Monday, November 15, 2010

Johann Pachelbel - Canon in D Major

How Johann Sebastian Bach changed the world.

Part 1 of the music in review for November hinted at Bach’s influence on music to come after him, the most apparent piece of music that is credit to Bach though he never actually aided in its creation directly is the “Ave Maria,” by French composure Charles Gounod. Though creating this majestic masterpiece Gounod was very humble and stated that Bach should be equally credited for the song since Gounod himself had based the song heavily off of Bach’s “Well-Tempered Clavier.” To this day if you search for the song “Ave Maria” it is still credited to both men though the “Well-Tempered Clavier,” was written over a century before the “Ave Maria.”

More profound of an impact by Bach was through fellow German composure Johann Pachelbel’s who wrote music in the same time frame as Bach. Pachelbel is most famous for the “Canon in D,” which you already know, whether you know it or not. The thing to note here is that the “Canon in D,” is very deliberately similar to Bach’s “Air For G-String.” While I am unsure of the details I gather Pachelbel and Bach were friends, because there is a clear parallel in song writing here.

Now the “Canon in D” is one of the most important songs ever, and I’ll tell you way, the Canon method. The Canon method is the very simple idea that every rhythmic instrument in a song should be introduced into the harmony individually and systematically. In other words, one instrument plays and is joined slowly by a second, than a third is introduced, then a fourth, and so on. This seems like very basic song writing doesn’t it? But someone had to do it first, and from the history books of music people seemed convinced that that first song to do this was Pachelbel’s “Canon in D.” As you listen to “Canon in D,” performed by the London Symphonic Orchestra, you should be able to hear that no instrument ever deviates from its simple pattern, the depth of the song comes solely from the variety of instruments coming together.

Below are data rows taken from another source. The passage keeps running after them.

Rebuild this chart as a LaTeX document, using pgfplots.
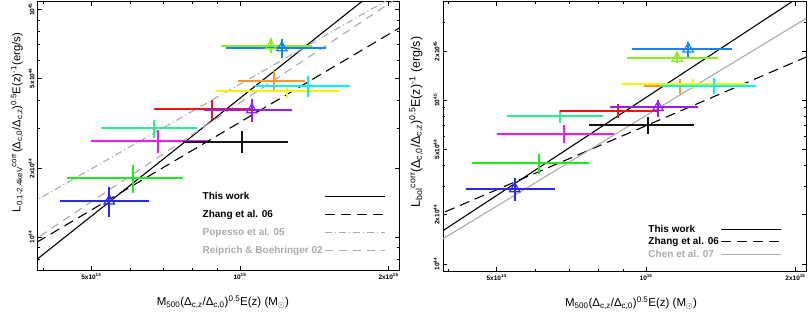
\documentclass[border=0pt]{standalone}
\usepackage{fontspec}
\setmainfont{Liberation Sans}
\usepackage{pgfplots}
\pgfplotsset{compat=1.18}
\definecolor{cblue}{RGB}{40,40,245}
\definecolor{cgreen}{RGB}{30,235,30}
\definecolor{cspring}{RGB}{40,240,140}
\definecolor{cmag}{RGB}{250,20,250}
\definecolor{cblack}{RGB}{20,20,20}
\definecolor{cred}{RGB}{240,20,20}
\definecolor{cpurple}{RGB}{150,30,250}
\definecolor{cyellow}{RGB}{245,245,0}
\definecolor{corange}{RGB}{255,150,40}
\definecolor{ccyan}{RGB}{0,245,245}
\definecolor{cchart}{RGB}{140,235,30}
\definecolor{cdodger}{RGB}{20,130,250}
\definecolor{lgray}{RGB}{170,170,170}
% #1 colour, #2 x, #3 y, #4 x low, #5 x high, #6 y low, #7 y high
\newcommand{\datapt}[7]{%
\addplot[forget plot, color=#1, line width=2pt] coordinates {(#4,#3) (#5,#3)};
\addplot[forget plot, color=#1, line width=2pt] coordinates {(#2,#6) (#2,#7)};}
\newcommand{\tri}[3]{%
\addplot[forget plot, color=#1, only marks, mark=triangle, mark size=6pt, mark options={solid, line width=1.2pt}] coordinates {(#2,#3)};}
\begin{document}
\begin{tikzpicture}
\path[use as bounding box] (0pt,0pt) rectangle (809pt,314pt);
% ---------------- left panel ----------------
\begin{axis}[at={(38pt,44pt)}, anchor=south west, width=361pt, height=268pt,
  scale only axis, xmode=log, ymode=log, xmin=0.39, xmax=2.1,
  tick align=inside, tick pos=both, major tick length=4pt, minor tick length=2.5pt,
  every tick/.style={black, line width=0.8pt}, axis line style={line width=1pt},
  xtick={0.5,1,2}, xticklabels={5x10\textsuperscript{14},10\textsuperscript{15},2x10\textsuperscript{15}},
  minor xtick={0.4,0.6,0.7,0.8,0.9},
  tick label style={font=\bfseries\fontsize{6.5}{7}\selectfont},
  yticklabel style={rotate=90, anchor=south},
  legend cell align=left, legend plot pos=right,
  legend image code/.code={\draw[#1] (0pt,0pt) -- (60pt,0pt);},
  legend style={draw=none, fill=none, font=\bfseries\fontsize{10}{12}\selectfont, row sep=5.5pt, inner sep=0pt,
    at={(0.45,0.30)}, anchor=north west},
  ymin=0.716, ymax=10.8,
  ytick={1,2,5,10}, yticklabels={10\textsuperscript{44},2x10\textsuperscript{44},5x10\textsuperscript{44},10\textsuperscript{45}},
  minor ytick={0.8,0.9,3,4,6,7,8,9},
  xlabel={M\textsubscript{500}(Δ\textsubscript{c,z}/Δ\textsubscript{c,0})\textsuperscript{0.5}E(z) (M\textsubscript{$\odot$})},
  xlabel style={at={(axis description cs:0.512,-0.12)}, anchor=center, font=\fontsize{11.5}{13}\selectfont},
  ylabel={L\textsubscript{0.1-2.4keV}\textsuperscript{corr}(Δ\textsubscript{c,0}/Δ\textsubscript{c,z})\textsuperscript{0.5}E(z)\textsuperscript{-1}(erg/s)},
  ylabel style={at={(axis description cs:-0.058,0.55)}, anchor=center, font=\fontsize{11.3}{12}\selectfont}]
\addplot[black, line width=1.1pt] coordinates {(0.3,0.512) (3,27.04)};
\addlegendentry{This work}
\addplot[black, line width=1.1pt, dash pattern=on 10pt off 6pt] coordinates {(0.3,0.682) (3,13.09)};
\addlegendentry{Zhang et al. 06}
\addplot[lgray, line width=1.1pt, dash pattern=on 7pt off 3pt on 1pt off 3pt] coordinates {(0.3,1.059) (3,18.32)};
\addlegendentry{\textcolor{lgray}{Popesso et al. 05}}
\addplot[lgray, line width=1.1pt, dash pattern=on 8pt off 6pt] coordinates {(0.3,0.682) (3,19.05)};
\addlegendentry{\textcolor{lgray}{Reiprich \& Boehringer 02}}
\datapt{cblue}{0.544}{1.44}{0.433}{0.655}{1.225}{1.66}
\tri{cblue}{0.544}{1.44}
\datapt{cgreen}{0.608}{1.82}{0.447}{0.767}{1.56}{2.08}
\datapt{cspring}{0.670}{3.02}{0.524}{0.818}{2.73}{3.28}
\datapt{cmag}{0.683}{2.65}{0.500}{0.862}{2.34}{2.96}
\datapt{cred}{0.878}{3.66}{0.670}{1.062}{3.28}{4.01}
\datapt{cblack}{1.009}{2.62}{0.767}{1.25}{2.34}{2.93}
\datapt{cpurple}{1.057}{3.63}{0.846}{1.274}{3.21}{4.06}
\tri{cpurple}{1.057}{3.63}
\datapt{cchart}{1.155}{6.94}{0.915}{1.398}{6.47}{7.53}
\tri{cchart}{1.155}{6.94}
\datapt{cdodger}{1.216}{6.80}{0.937}{1.492}{6.14}{7.45}
\tri{cdodger}{1.216}{6.80}
\datapt{corange}{1.171}{4.87}{0.991}{1.353}{4.35}{5.39}
\datapt{cyellow}{1.244}{4.40}{0.894}{1.592}{4.10}{4.67}
\datapt{ccyan}{1.372}{4.63}{1.072}{1.668}{4.14}{5.12}
\end{axis}
% ---------------- right panel ----------------
\begin{axis}[at={(443pt,43pt)}, anchor=south west, width=363pt, height=269pt,
  scale only axis, xmode=log, ymode=log, xmin=0.39, xmax=2.1,
  tick align=inside, tick pos=both, major tick length=4pt, minor tick length=2.5pt,
  every tick/.style={black, line width=0.8pt}, axis line style={line width=1pt},
  xtick={0.5,1,2}, xticklabels={5x10\textsuperscript{14},10\textsuperscript{15},2x10\textsuperscript{15}},
  minor xtick={0.4,0.6,0.7,0.8,0.9},
  tick label style={font=\bfseries\fontsize{6.5}{7}\selectfont},
  yticklabel style={rotate=90, anchor=south},
  legend cell align=left, legend plot pos=right,
  legend image code/.code={\draw[#1] (0pt,0pt) -- (60pt,0pt);},
  legend style={draw=none, fill=none, font=\bfseries\fontsize{10}{12}\selectfont, row sep=0pt, inner sep=0pt,
    at={(0.56,0.18)}, anchor=north west},
  ymin=0.906, ymax=39.9,
  ytick={1,2,5,10,20}, yticklabels={10\textsuperscript{44},2x10\textsuperscript{44},5x10\textsuperscript{44},10\textsuperscript{45},2x10\textsuperscript{45}},
  minor ytick={3,4,6,7,8,9,30},
  xlabel={M\textsubscript{500}(Δ\textsubscript{c,z}/Δ\textsubscript{c,0})\textsuperscript{0.5}E(z) (M\textsubscript{$\odot$})},
  xlabel style={at={(axis description cs:0.518,-0.12)}, anchor=center, font=\fontsize{11.5}{13}\selectfont},
  ylabel={L\textsubscript{bol}\textsuperscript{corr}(Δ\textsubscript{c,0}/Δ\textsubscript{c,z})\textsuperscript{0.5}E(z)\textsuperscript{-1} (erg/s)},
  ylabel style={at={(axis description cs:-0.074,0.554)}, anchor=center, font=\fontsize{12.5}{13}\selectfont}]
\addplot[black, line width=1.1pt] coordinates {(0.3,0.948) (3,92.7)};
\addlegendentry{This work}
\addplot[black, line width=1.1pt, dash pattern=on 10pt off 6pt] coordinates {(0.3,1.462) (3,29.2)};
\addlegendentry{Zhang et al. 06}
\addplot[lgray, line width=1.1pt] coordinates {(0.3,0.880) (3,61.0)};
\addlegendentry{\textcolor{lgray}{Chen et al. 07}}
\datapt{cblue}{0.544}{2.88}{0.433}{0.655}{2.43}{3.37}
\tri{cblue}{0.544}{2.88}
\datapt{cgreen}{0.608}{4.16}{0.447}{0.767}{3.57}{4.73}
\datapt{cspring}{0.670}{7.98}{0.524}{0.818}{7.23}{8.68}
\datapt{cmag}{0.683}{6.27}{0.500}{0.862}{5.45}{7.02}
\datapt{cred}{0.878}{8.56}{0.670}{1.062}{7.75}{9.45}
\datapt{cblack}{1.009}{7.02}{0.767}{1.25}{6.27}{7.86}
\datapt{cpurple}{1.057}{9.06}{0.846}{1.274}{7.86}{10.0}
\tri{cpurple}{1.057}{9.06}
\datapt{cchart}{1.155}{18.1}{0.915}{1.398}{16.9}{19.7}
\tri{cchart}{1.155}{18.1}
\datapt{cdodger}{1.216}{20.6}{0.937}{1.492}{18.4}{22.7}
\tri{cdodger}{1.216}{20.6}
\datapt{corange}{1.171}{12.19}{0.991}{1.353}{10.9}{13.45}
\datapt{cyellow}{1.244}{12.5}{0.894}{1.592}{11.68}{13.45}
\datapt{ccyan}{1.372}{12.19}{1.072}{1.668}{10.9}{13.65}
\end{axis}
\end{tikzpicture}
\end{document}
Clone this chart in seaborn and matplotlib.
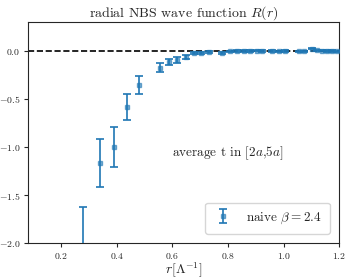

While I’m talking about influences I mentioned in the part 1 of this music in review that Russian powerhouse music composure Pyotr Ilyich Tchaikovsky was influenced by Bach’s work, well I must point out that Tchaikovsky’s “Canon in C,” is very similar to Pachelbel’s “Canon in D,” which is very similar to Bach’s “Air for G-String.” This should paint a picture of the kind of community this kind of music houses. Also just to remind you of how important this music is, back in the first half of the twentieth century people were convinced that Tchaikovsky was the epoch of music and that mankind had surely reached a finally climax is the art of music. This must have been considered true until Led Zeppelin came around and became the greatest thing since Tchaikovsky, and I am not joking when I compare Zeppelin to the classics.

So to summarize Pachelbel’s “Canon in D,” you should notice the famous canon method, as well as its similarities to “Air For G-String.” Bach changed the world perhaps more so than anyone ever in music and that is no small accolade.

Until next month, keep on rocking in the free world.